The film itself is relatively straightforward and direct, fairly well constructed, and could be described as lean and mean. It’s a better film than you might think if you’re only used to what used to be called “disease of the week” films on television. But other than causing some slight discomfort on the part of viewers to whom the disease is a reality or a fear, the film itself is easy to let slip from the memory (no other meaning implied).

What is provides best is a platform for performances, especially the central award-winning one. Julianne Moore is almost a hyper-realistic actress, and when she finds a good character fit (e.g., Children of Men, Far From Heaven, The End of the Affair), her performances elevate and energize her films. When the first isn’t so good (the Hunger Games films, Nine Months), she tends to either stick out of her films or shift into another dimension that only has a tangential relationship with the other actors or the film itself). Here, she has the perfect fit between character and her talents. Like Eddie Redmayne in The Theory of Everything, Colin Firth in The King’s Speech and Daniel-Day Lewis in My Left Foot, this is a highly technical acting challenge as well as an emotional one. Moore, like those other actors, hits every technical and emotional note purely and cleanly. She never works for sympathy, and gains it in the process. It’s the perfect connection of actor and role, and she makes the most of it.

What is perhaps surprising is the quality of the supporting work. Alec Baldwin has almost become something of a joke for his boorish off-the-set behavior, and it seemed as if his years as a TV star had perhaps robbed his ability to fully inhabit a role without bringing his mannerisms into the performance (e.g., Blue Jasmine). Here, however, he reminds us that he can be an actor of the first rank with a restrained, mannerism-free performance as Moore’s character’s husband, who is torn with his own challenges at work and at home as her disease progresses. It’s a refreshing, real and straightforward performance that gives one hope that we still have a first-rate actor here.

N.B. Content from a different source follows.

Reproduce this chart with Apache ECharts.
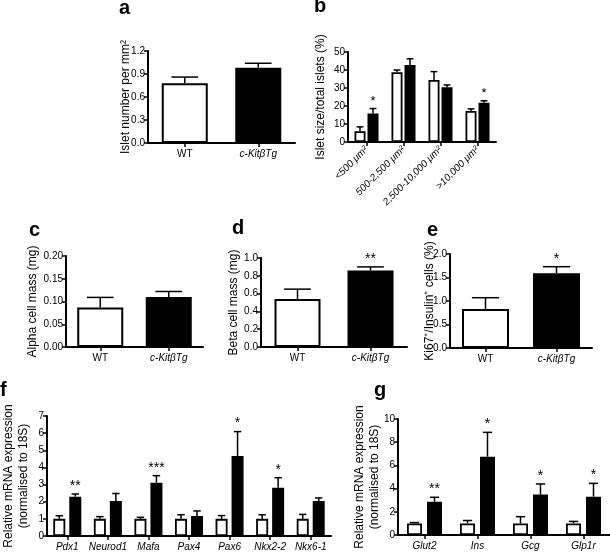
<!DOCTYPE html>
<html><head><meta charset="utf-8">
<script src="https://cdn.jsdelivr.net/npm/echarts@6/dist/echarts.min.js"></script>
<style>html,body{margin:0;padding:0;background:#fff}#c{width:610px;height:552px}</style>
</head><body><div id="c"></div><script>
// ---------------- DATA ----------------
const genotypes = ['WT', 'c-KitβTg'];

// a: islet number per mm²
const isletNumberMean = [0.78, 0.98];
const isletNumberSem  = [0.08, 0.06];
const isletNumberStars = ['', ''];
const isletNumberTicks = [0, 1.2, 0.3];

// b: islet size distribution
const sizeCategories = ['<500 μm²', '500-2,500 μm²', '2,500-10,000 μm²', '>10,000 μm²'];
const sizeWTMean = [6.0, 38.8, 34.5, 17.2];
const sizeWTSem  = [2.4, 1.2, 4.6, 1.2];
const sizeTgMean = [15.8, 42.8, 30.4, 21.8];
const sizeTgSem  = [2.8, 3.4, 1.3, 1.1];
const sizeStars  = ['*', '', '', '*'];
const sizeTicks  = [0, 50, 10];

// c: alpha cell mass
const alphaMean = [0.087, 0.110];
const alphaSem  = [0.022, 0.012];
const alphaStars = ['', ''];
const alphaTicks = [0, 0.2, 0.05];

// d: beta cell mass
const betaMean = [0.54, 0.86];
const betaSem  = [0.11, 0.04];
const betaStars = ['', '**'];
const betaTicks = [0, 1.0, 0.2];

// e: Ki67+/Insulin+ cells
const ki67Mean = [0.83, 1.59];
const ki67Sem  = [0.24, 0.14];
const ki67Stars = ['', '*'];
const ki67Ticks = [0, 2.0, 0.5];

// f: transcription factors
const tfGenes = ['Pdx1', 'Neurod1', 'Mafa', 'Pax4', 'Pax6', 'Nkx2-2', 'Nkx6-1'];
const tfWTMean = [1, 1, 1, 1, 1, 1, 1];
const tfWTSem  = [0.18, 0.13, 0.09, 0.24, 0.19, 0.24, 0.26];
const tfTgMean = [2.29, 2.04, 3.11, 1.17, 4.67, 2.82, 2.04];
const tfTgSem  = [0.16, 0.44, 0.41, 0.29, 1.42, 0.58, 0.18];
const tfStars  = ['**', '', '***', '', '*', '*', ''];
const tfTicks  = [0, 7, 1];

// g: beta cell markers
const markerGenes = ['Glut2', 'Ins', 'Gcg', 'Glp1r'];
const mkWTMean = [1, 1, 1, 1];
const mkWTSem  = [0.07, 0.25, 0.58, 0.17];
const mkTgMean = [2.87, 6.75, 3.5, 3.3];
const mkTgSem  = [0.38, 2.1, 0.9, 1.15];
const mkStars  = ['**', '*', '*', '*'];
const mkTicks  = [0, 10, 2];

// ---------------- LAYOUT / STYLE ----------------
const FONT = '"Liberation Sans", Arial, Helvetica, sans-serif';
const grids = [], xAxes = [], yAxes = [], series = [], graphics = [];

function decimalsOf(step) { const s = String(step); return s.includes('.') ? s.split('.')[1].length : 0; }

function addPanel(p) {
  const gi = grids.length;
  grids.push(Object.assign({ containLabel: false }, p.grid));
  const dec = p.decimals != null ? p.decimals : decimalsOf(p.ticks[2]);
  xAxes.push({
    type: 'category', gridIndex: gi, data: p.cats, boundaryGap: true,
    axisLine: { show: true, lineStyle: { color: '#000', width: 2 } },
    axisTick: { show: true, alignWithLabel: true, length: 4, lineStyle: { color: '#000', width: 1.5 } },
    axisLabel: {
      color: '#000', fontSize: 10, fontFamily: FONT, margin: p.labelMargin || 6, interval: 0,
      rotate: p.rotate || 0,
      formatter: v => (p.italicAll || v !== 'WT') ? '{i|' + v + '}' : v,
      rich: { i: { fontStyle: 'italic', fontSize: 10, fontFamily: FONT, color: '#000' } }
    },
    splitLine: { show: false }
  });
  yAxes.push({
    type: 'value', gridIndex: gi, min: p.ticks[0], max: p.ticks[1], interval: p.ticks[2],
    axisLine: { show: true, lineStyle: { color: '#000', width: 2 } },
    axisTick: { show: true, length: 4, lineStyle: { color: '#000', width: 1.5 } },
    axisLabel: { color: '#000', fontSize: 10, fontFamily: FONT, margin: 3, formatter: v => v.toFixed(dec) },
    splitLine: { show: false },
    name: p.yName, nameLocation: 'middle', nameRotate: 90, nameGap: p.nameGap, nameMoveOverlap: false,
    nameTextStyle: { color: '#000', fontSize: 12, fontFamily: FONT, lineHeight: 15 }
  });
  const bw = p.barWidth;
  if (p.single) {
    const fills = ['#fff', '#000'];
    series.push({
      type: 'bar', xAxisIndex: gi, yAxisIndex: gi, barWidth: bw,
      data: p.mean.map((m, i) => ({ value: m, itemStyle: { color: fills[i], borderColor: '#000', borderWidth: 2 } })),
      silent: true, z: 2
    });
    series.push(errSeries(gi, p.mean, p.sem, 0, bw * 0.58, p.stars, p.starSize));
  } else {
    const gapPct = (p.gap / bw * 100) + '%';
    const off = (bw + p.gap) / 2;
    series.push({
      type: 'bar', xAxisIndex: gi, yAxisIndex: gi, barWidth: bw, barGap: gapPct, silent: true, z: 2,
      data: p.wtMean, itemStyle: { color: '#fff', borderColor: '#000', borderWidth: 1.8 }
    });
    series.push({
      type: 'bar', xAxisIndex: gi, yAxisIndex: gi, barWidth: bw, barGap: gapPct, silent: true, z: 2,
      data: p.tgMean, itemStyle: { color: '#000', borderColor: '#000', borderWidth: 1.8 }
    });
    series.push(errSeries(gi, p.wtMean, p.wtSem, -off, bw * 0.62, null, p.starSize));
    series.push(errSeries(gi, p.tgMean, p.tgSem, off, bw * 0.62, p.stars, p.starSize));
  }
  graphics.push({
    type: 'text', left: p.letterPos[0], top: p.letterPos[1],
    style: { text: p.letter, fill: '#000', font: 'bold 20px ' + FONT }
  });
}

function errSeries(gi, means, sems, offsetPx, capPx, stars, starSize) {
  return {
    type: 'custom', xAxisIndex: gi, yAxisIndex: gi, z: 3, silent: true,
    data: means.map((m, i) => [i, m, m + sems[i]]),
    renderItem(params, api) {
      const i = api.value(0);
      const b = api.coord([i, api.value(1)]);
      const t = api.coord([i, api.value(2)]);
      const x = b[0] + offsetPx;
      const st = { stroke: '#000', lineWidth: 1.5 };
      const ch = [
        { type: 'line', shape: { x1: x, y1: b[1], x2: x, y2: t[1] }, style: st },
        { type: 'line', shape: { x1: x - capPx / 2, y1: t[1], x2: x + capPx / 2, y2: t[1] }, style: st }
      ];
      const s = stars ? stars[params.dataIndex] : '';
      if (s) ch.push({ type: 'text', style: { text: s, x: x, y: t[1] - 1, align: 'center', verticalAlign: 'bottom', fill: '#000', font: (starSize || 14) + 'px ' + FONT } });
      return { type: 'group', children: ch };
    }
  };
}

addPanel({ letter: 'a', letterPos: [119, -2], grid: { left: 148, top: 51, width: 147, height: 92 },
  cats: genotypes, single: true, mean: isletNumberMean, sem: isletNumberSem, stars: isletNumberStars,
  ticks: isletNumberTicks, yName: 'Islet number per mm²', nameGap: 15, barWidth: 46 });
addPanel({ letter: 'b', letterPos: [314, -4], grid: { left: 348, top: 52, width: 148, height: 90 },
  cats: sizeCategories, italicAll: false, rotate: 45, labelMargin: 6,
  wtMean: sizeWTMean, wtSem: sizeWTSem, tgMean: sizeTgMean, tgSem: sizeTgSem, stars: sizeStars,
  ticks: sizeTicks, yName: 'Islet size/total islets (%)', nameGap: 20, barWidth: 11, gap: 2, starSize: 13 });
addPanel({ letter: 'c', letterPos: [29, 220], grid: { left: 66, top: 256, width: 137, height: 91 },
  cats: genotypes, single: true, mean: alphaMean, sem: alphaSem, stars: alphaStars,
  ticks: alphaTicks, yName: 'Alpha cell mass (mg)', nameGap: 26, barWidth: 46 });
addPanel({ letter: 'd', letterPos: [232, 218], grid: { left: 261, top: 258, width: 146, height: 89 },
  cats: genotypes, single: true, mean: betaMean, sem: betaSem, stars: betaStars,
  ticks: betaTicks, yName: 'Beta cell mass (mg)', nameGap: 20, barWidth: 46 });
addPanel({ letter: 'e', letterPos: [427, 220], grid: { left: 450, top: 254, width: 142, height: 94 },
  cats: genotypes, single: true, mean: ki67Mean, sem: ki67Sem, stars: ki67Stars,
  ticks: ki67Ticks, yName: 'Ki67⁺/Insulin⁺ cells (%)', nameGap: 13, barWidth: 47 });
addPanel({ letter: 'f', letterPos: [0, 380], grid: { left: 44, top: 416, width: 287, height: 120 },
  cats: tfGenes, italicAll: true,
  wtMean: tfWTMean, wtSem: tfWTSem, tgMean: tfTgMean, tgSem: tfTgSem, stars: tfStars,
  ticks: tfTicks, yName: 'Relative mRNA expression\n(normalised to 18S)', nameGap: 16, barWidth: 12, gap: 4 });
addPanel({ letter: 'g', letterPos: [374, 380], grid: { left: 398, top: 419, width: 212, height: 116 },
  cats: markerGenes, italicAll: true,
  wtMean: mkWTMean, wtSem: mkWTSem, tgMean: mkTgMean, tgSem: mkTgSem, stars: mkStars,
  ticks: mkTicks, yName: 'Relative mRNA expression\n(normalised to 18S)', nameGap: 16, barWidth: 15, gap: 5 });

const chart = echarts.init(document.getElementById('c'), null, { renderer: 'canvas' });
chart.setOption({
  backgroundColor: '#fff', animation: false,
  grid: grids, xAxis: xAxes, yAxis: yAxes, series: series, graphic: graphics
});
</script></body></html>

Some ink has been spilt—and it’s flowed in one of two opposite directions—about Kristin Stewart’s performance as Alice’s daughter Lydia. Lydia is occasionally pouty, negative and attitudinal, and evokes Stewart’s most famous role to date in the Twilight series. Yes, she is giving a contained performance, but as the film continues, we see shades we aren’t used to seeing and undertones that work well for the character. Going toe-to-toe with an actress like Moore at the height of her powers, and coming out her equal is quite the triumph. This isn’t the actress of Twilight, in spite of the similarities of its pouty characters. If rumor is true and this is Stewart’s breakout year as an actress instead of just being a star, this may well be the first film pointed to. Lastly, Kate Bosworth heretofore known more for her beauty than her acting talent, gives a solid performance as Alice’s other (and married) daughter—a small role, but an important one to the film’s structure. She’s a counterpoint to Lydia and is someone who is affected, but less so, than the closer family members, allowing us one perspective on the affects of this disease on others.

In spite of its electric and often poignant topic, Still Alice is a film that will ultimately be remembered as a showcase, primarily for Moore. We’ve been waiting for that showcase for years, and Hollywood was grateful to find an opportunity to give her what some feel is a long-overdue Oscar. It could have been deeply affecting, and it even strives for some kind of resonance in its final scenes. But ultimately, it’s a small but solid film with a good supporting cast and a classic central performance. That’s not bad, but it could have been so much more.